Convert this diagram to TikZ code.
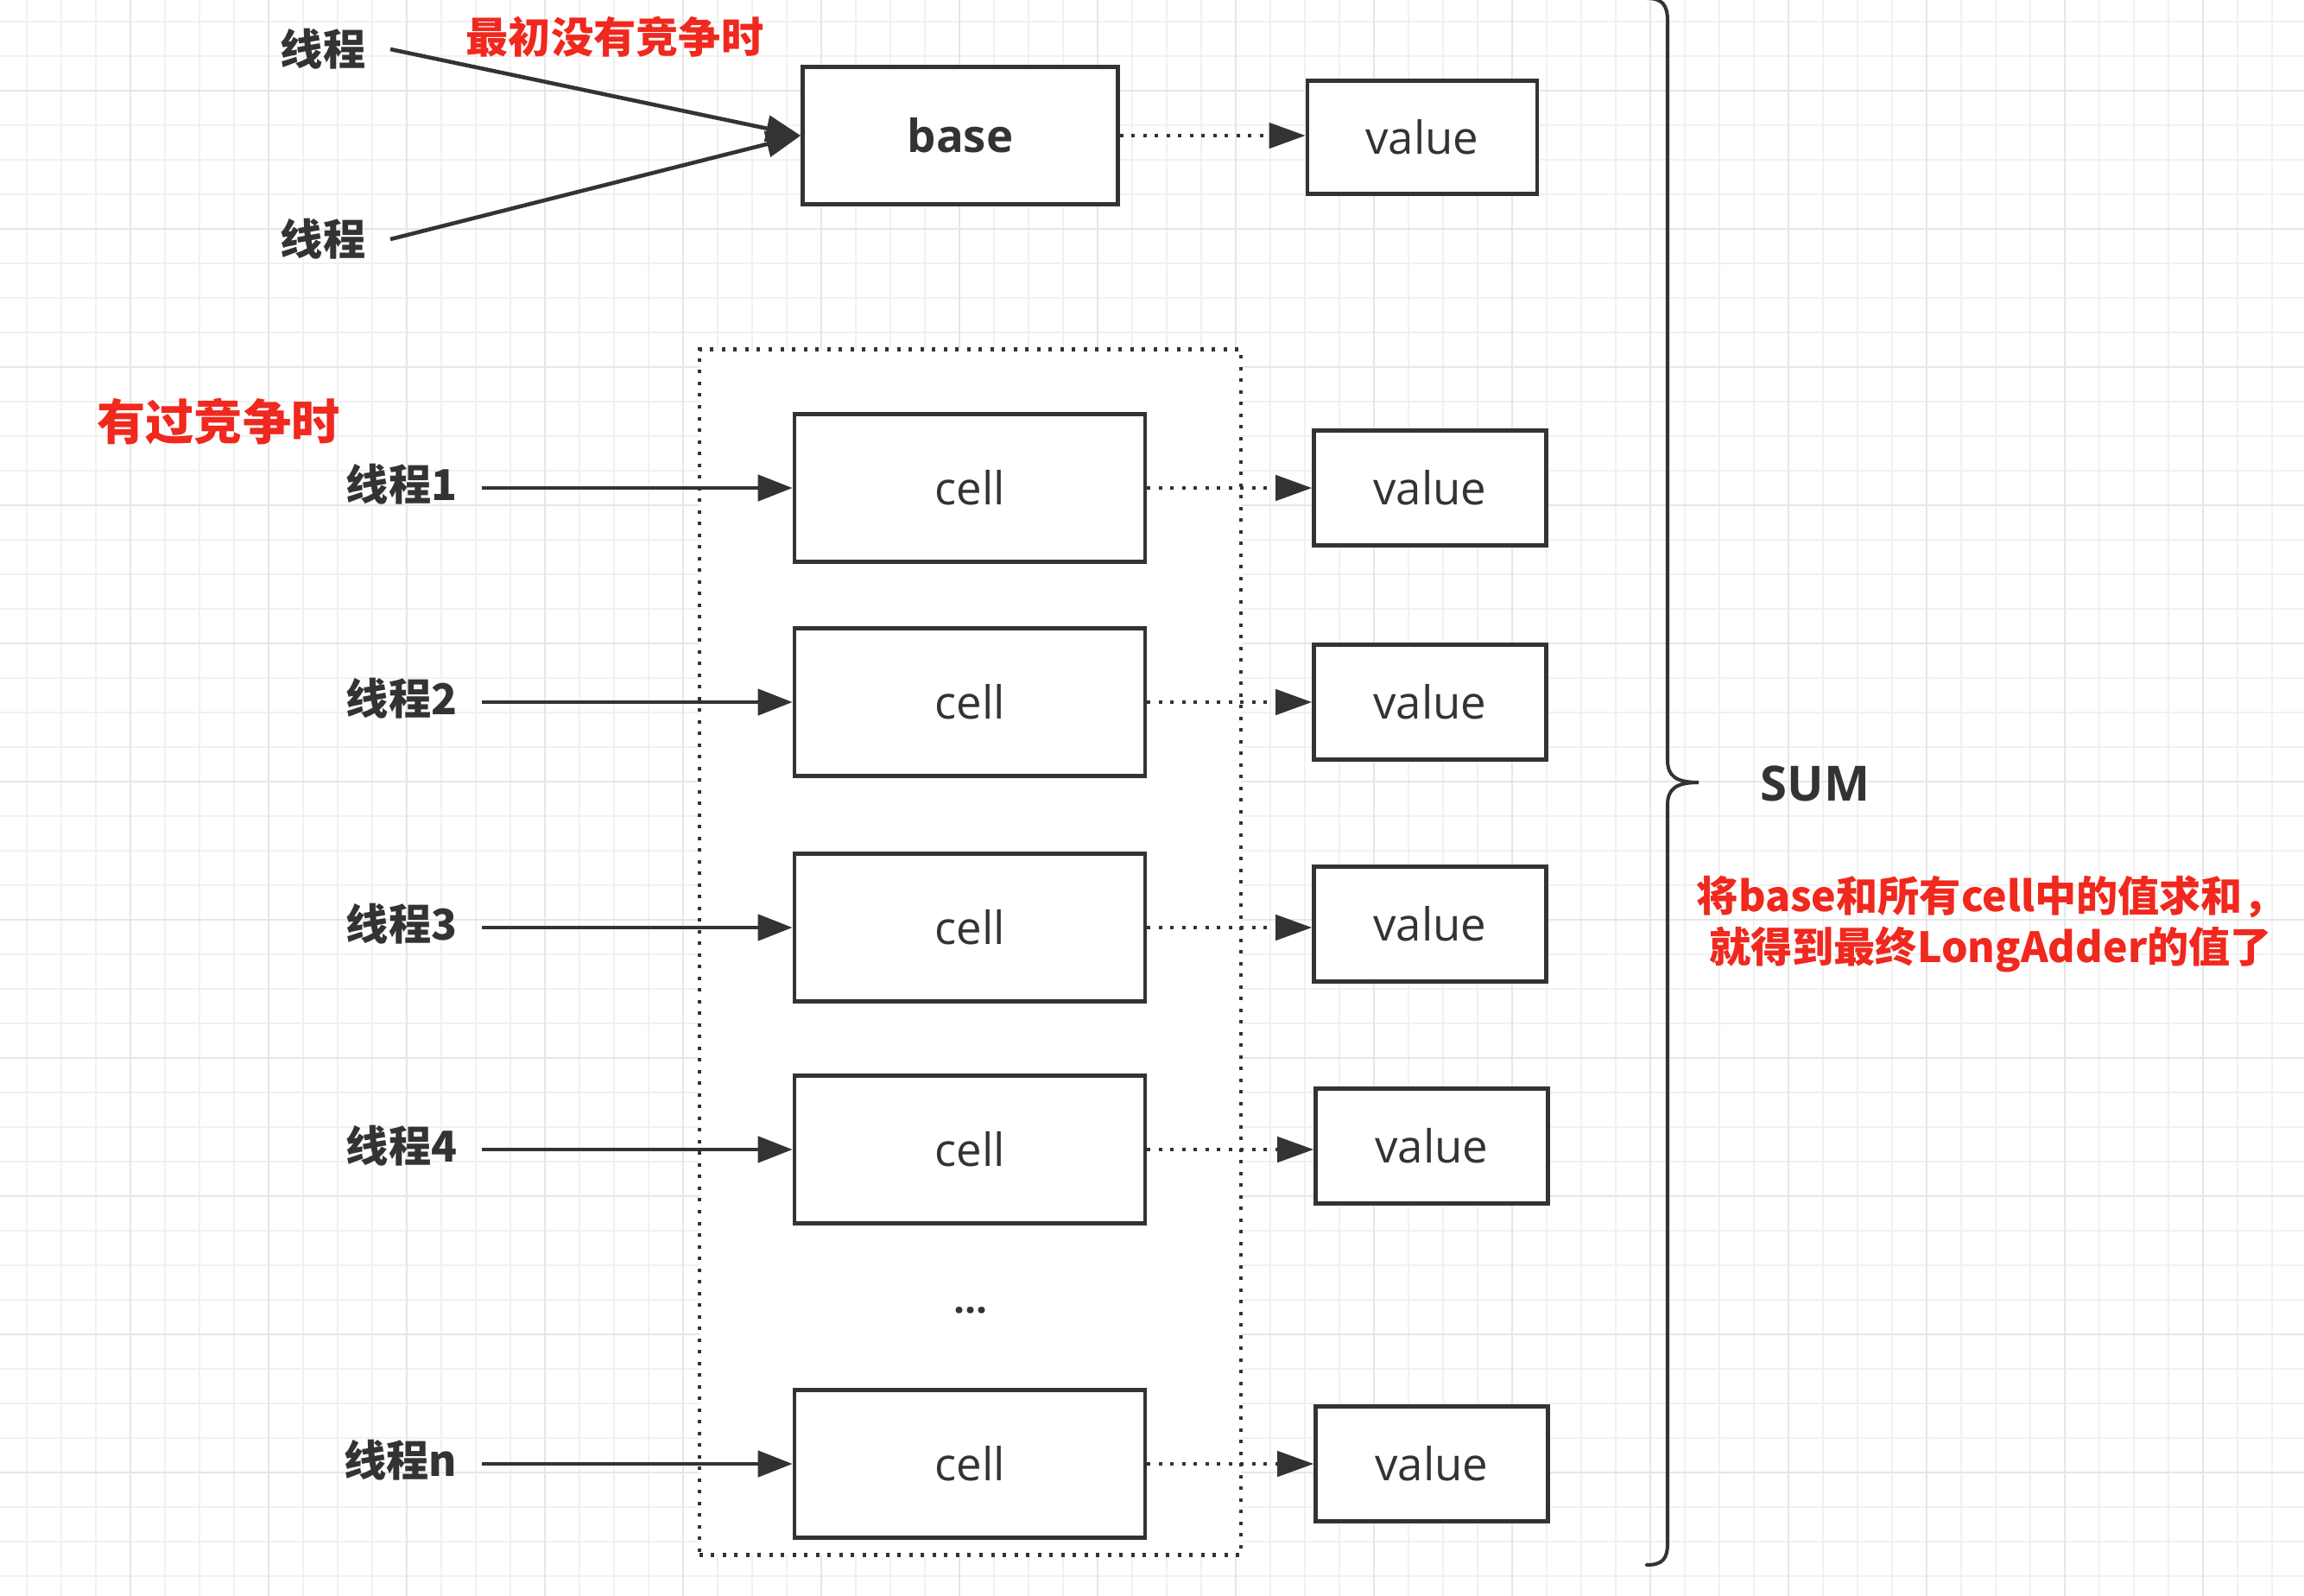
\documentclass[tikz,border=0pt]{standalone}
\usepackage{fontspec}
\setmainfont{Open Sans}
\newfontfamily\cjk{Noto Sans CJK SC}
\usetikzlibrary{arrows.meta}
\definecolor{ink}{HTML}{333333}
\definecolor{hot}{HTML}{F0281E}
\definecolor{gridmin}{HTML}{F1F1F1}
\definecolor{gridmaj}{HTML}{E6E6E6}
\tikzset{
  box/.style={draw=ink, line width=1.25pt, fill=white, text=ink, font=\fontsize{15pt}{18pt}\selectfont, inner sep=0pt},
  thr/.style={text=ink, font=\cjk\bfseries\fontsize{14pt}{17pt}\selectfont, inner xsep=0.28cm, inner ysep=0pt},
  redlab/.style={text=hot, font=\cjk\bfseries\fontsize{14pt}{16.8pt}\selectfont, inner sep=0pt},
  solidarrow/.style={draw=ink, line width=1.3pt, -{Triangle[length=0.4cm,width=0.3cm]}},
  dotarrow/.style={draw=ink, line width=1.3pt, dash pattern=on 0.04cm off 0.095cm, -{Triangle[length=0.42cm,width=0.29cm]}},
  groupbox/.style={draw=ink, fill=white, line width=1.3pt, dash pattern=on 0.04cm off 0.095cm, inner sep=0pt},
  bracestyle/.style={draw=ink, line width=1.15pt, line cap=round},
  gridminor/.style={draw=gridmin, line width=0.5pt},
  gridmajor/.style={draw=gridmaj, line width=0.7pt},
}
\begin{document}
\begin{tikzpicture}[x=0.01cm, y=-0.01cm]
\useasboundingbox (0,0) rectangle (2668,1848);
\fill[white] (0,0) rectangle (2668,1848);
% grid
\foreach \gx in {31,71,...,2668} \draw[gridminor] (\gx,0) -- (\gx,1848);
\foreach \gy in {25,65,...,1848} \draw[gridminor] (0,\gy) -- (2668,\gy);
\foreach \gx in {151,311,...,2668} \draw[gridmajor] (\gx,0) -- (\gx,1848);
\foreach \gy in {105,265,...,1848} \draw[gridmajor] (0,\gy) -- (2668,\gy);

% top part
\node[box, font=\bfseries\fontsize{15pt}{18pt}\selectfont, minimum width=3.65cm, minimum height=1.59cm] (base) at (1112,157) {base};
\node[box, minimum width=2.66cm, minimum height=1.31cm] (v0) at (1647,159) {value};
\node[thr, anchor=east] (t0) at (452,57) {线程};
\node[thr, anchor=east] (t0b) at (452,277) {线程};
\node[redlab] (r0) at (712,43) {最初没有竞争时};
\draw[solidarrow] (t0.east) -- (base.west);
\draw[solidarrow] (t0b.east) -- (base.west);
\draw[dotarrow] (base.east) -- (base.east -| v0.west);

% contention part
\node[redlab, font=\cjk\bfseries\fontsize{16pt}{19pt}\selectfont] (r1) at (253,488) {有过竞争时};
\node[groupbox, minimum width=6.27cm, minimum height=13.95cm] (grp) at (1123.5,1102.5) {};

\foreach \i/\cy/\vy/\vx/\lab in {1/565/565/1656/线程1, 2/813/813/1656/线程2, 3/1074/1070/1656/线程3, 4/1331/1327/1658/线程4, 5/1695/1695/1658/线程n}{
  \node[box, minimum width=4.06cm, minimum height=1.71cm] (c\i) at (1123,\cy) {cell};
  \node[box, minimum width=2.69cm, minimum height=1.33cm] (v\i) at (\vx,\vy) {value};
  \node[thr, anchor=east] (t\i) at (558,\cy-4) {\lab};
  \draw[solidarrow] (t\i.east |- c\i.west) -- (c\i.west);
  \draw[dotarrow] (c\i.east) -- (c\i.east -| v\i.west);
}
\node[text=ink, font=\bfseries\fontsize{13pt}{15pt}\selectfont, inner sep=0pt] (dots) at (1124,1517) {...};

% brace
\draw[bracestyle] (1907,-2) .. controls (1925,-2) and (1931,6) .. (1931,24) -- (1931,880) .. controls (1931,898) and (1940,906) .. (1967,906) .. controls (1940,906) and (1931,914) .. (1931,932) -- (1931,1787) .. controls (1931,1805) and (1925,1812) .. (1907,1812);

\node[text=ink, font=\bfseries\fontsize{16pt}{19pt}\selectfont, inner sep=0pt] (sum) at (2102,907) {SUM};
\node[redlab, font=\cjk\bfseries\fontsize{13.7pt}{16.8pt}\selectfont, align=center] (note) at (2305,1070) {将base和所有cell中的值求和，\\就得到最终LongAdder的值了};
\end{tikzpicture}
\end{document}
────────────────────
Omit every picture, then reproduce the rest of the listing exactly.

### Worked answer
Convert this diagram to TikZ code.
\documentclass[tikz,border=0pt]{standalone}
\usepackage{fontspec}
\setmainfont{Open Sans}
\newfontfamily\cjk{Noto Sans CJK SC}
\usetikzlibrary{arrows.meta}
\definecolor{ink}{HTML}{333333}
\definecolor{hot}{HTML}{F0281E}
\definecolor{gridmin}{HTML}{F1F1F1}
\definecolor{gridmaj}{HTML}{E6E6E6}
\tikzset{
  box/.style={draw=ink, line width=1.25pt, fill=white, text=ink, font=\fontsize{15pt}{18pt}\selectfont, inner sep=0pt},
  thr/.style={text=ink, font=\cjk\bfseries\fontsize{14pt}{17pt}\selectfont, inner xsep=0.28cm, inner ysep=0pt},
  redlab/.style={text=hot, font=\cjk\bfseries\fontsize{14pt}{16.8pt}\selectfont, inner sep=0pt},
  solidarrow/.style={draw=ink, line width=1.3pt, -{Triangle[length=0.4cm,width=0.3cm]}},
  dotarrow/.style={draw=ink, line width=1.3pt, dash pattern=on 0.04cm off 0.095cm, -{Triangle[length=0.42cm,width=0.29cm]}},
  groupbox/.style={draw=ink, fill=white, line width=1.3pt, dash pattern=on 0.04cm off 0.095cm, inner sep=0pt},
  bracestyle/.style={draw=ink, line width=1.15pt, line cap=round},
  gridminor/.style={draw=gridmin, line width=0.5pt},
  gridmajor/.style={draw=gridmaj, line width=0.7pt},
}
\begin{document}
\begin{tikzpicture}[x=0.01cm, y=-0.01cm]
\useasboundingbox (0,0) rectangle (2668,1848);
\fill[white] (0,0) rectangle (2668,1848);
% grid
\foreach \gx in {31,71,...,2668} \draw[gridminor] (\gx,0) -- (\gx,1848);
\foreach \gy in {25,65,...,1848} \draw[gridminor] (0,\gy) -- (2668,\gy);
\foreach \gx in {151,311,...,2668} \draw[gridmajor] (\gx,0) -- (\gx,1848);
\foreach \gy in {105,265,...,1848} \draw[gridmajor] (0,\gy) -- (2668,\gy);

% top part
\node[box, font=\bfseries\fontsize{15pt}{18pt}\selectfont, minimum width=3.65cm, minimum height=1.59cm] (base) at (1112,157) {base};
\node[box, minimum width=2.66cm, minimum height=1.31cm] (v0) at (1647,159) {value};
\node[thr, anchor=east] (t0) at (452,57) {线程};
\node[thr, anchor=east] (t0b) at (452,277) {线程};
\node[redlab] (r0) at (712,43) {最初没有竞争时};
\draw[solidarrow] (t0.east) -- (base.west);
\draw[solidarrow] (t0b.east) -- (base.west);
\draw[dotarrow] (base.east) -- (base.east -| v0.west);

% contention part
\node[redlab, font=\cjk\bfseries\fontsize{16pt}{19pt}\selectfont] (r1) at (253,488) {有过竞争时};
\node[groupbox, minimum width=6.27cm, minimum height=13.95cm] (grp) at (1123.5,1102.5) {};

\foreach \i/\cy/\vy/\vx/\lab in {1/565/565/1656/线程1, 2/813/813/1656/线程2, 3/1074/1070/1656/线程3, 4/1331/1327/1658/线程4, 5/1695/1695/1658/线程n}{
  \node[box, minimum width=4.06cm, minimum height=1.71cm] (c\i) at (1123,\cy) {cell};
  \node[box, minimum width=2.69cm, minimum height=1.33cm] (v\i) at (\vx,\vy) {value};
  \node[thr, anchor=east] (t\i) at (558,\cy-4) {\lab};
  \draw[solidarrow] (t\i.east |- c\i.west) -- (c\i.west);
  \draw[dotarrow] (c\i.east) -- (c\i.east -| v\i.west);
}
\node[text=ink, font=\bfseries\fontsize{13pt}{15pt}\selectfont, inner sep=0pt] (dots) at (1124,1517) {...};

% brace
\draw[bracestyle] (1907,-2) .. controls (1925,-2) and (1931,6) .. (1931,24) -- (1931,880) .. controls (1931,898) and (1940,906) .. (1967,906) .. controls (1940,906) and (1931,914) .. (1931,932) -- (1931,1787) .. controls (1931,1805) and (1925,1812) .. (1907,1812);

\node[text=ink, font=\bfseries\fontsize{16pt}{19pt}\selectfont, inner sep=0pt] (sum) at (2102,907) {SUM};
\node[redlab, font=\cjk\bfseries\fontsize{13.7pt}{16.8pt}\selectfont, align=center] (note) at (2305,1070) {将base和所有cell中的值求和，\\就得到最终LongAdder的值了};
\end{tikzpicture}
\end{document}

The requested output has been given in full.